I am practically religious in my stocking of these food items in my kitchen.  The Special K is usually not a problem because it goes on sale every 12 weeks like clockwork and I buy 8-10 boxes every time it does.  All the other items are fresh foods which means I am doing a real balancing act to buy enough to have around and not too much that it goes bad before I can eat it.  I can’t exactly eat more just because it will spoil soon.


So this week arugula was on sale at my local grocer, which meant that it has been sold out all week.  I have visited the store everyday with no luck of finding any.  The produce manager and I are practically dating since I am there so much discussing the delivery schedule from Earthbound Farms.  Insider word is that the entire grocery chain is out of arugula and won’t be getting any before the sale is over.
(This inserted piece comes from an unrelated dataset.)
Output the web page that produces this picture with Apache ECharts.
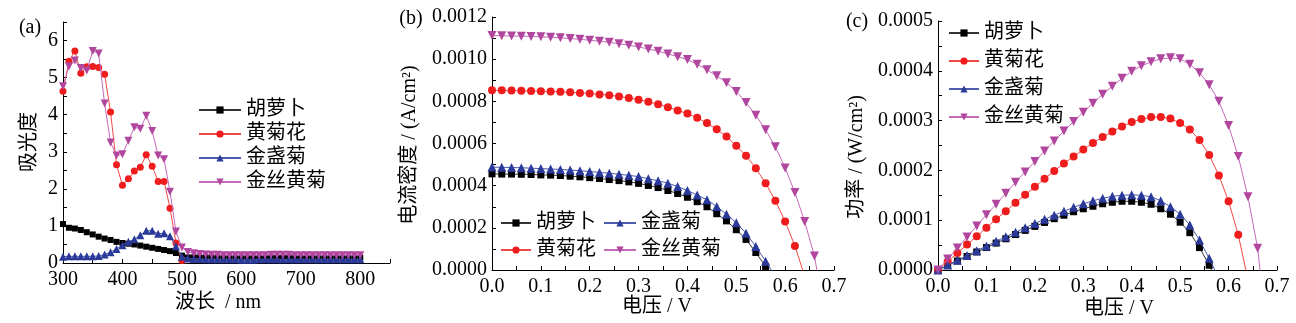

At this point I don’t give a wink about the sale.  I am just in need of my staple item.  I think that dieters should be allowed to register 5 must-have foods with their store with the promise to always have them on hand if the dieter agrees to buy them every week.


The store can have a kind of secret backroom for these items, or a password the dieter would whisper over the deli counter.  Maybe dieters could have a signal like Paul Newman gave Robert Redford in The Sting.  One swipe on the side of your nose with your pointer finger means bring out my secret skim milk, even though you are sold out of it in the milk case.


It seems like the humane thing to offer.  Its not like I can say, “What no chicken, I guess I’ll have pasta instead.”


If you own a grocery store, especially if your name is Harris Teeter, be the first to start the Dieters Food Club and ensure the calorie deprived among us get what little we are shopping for.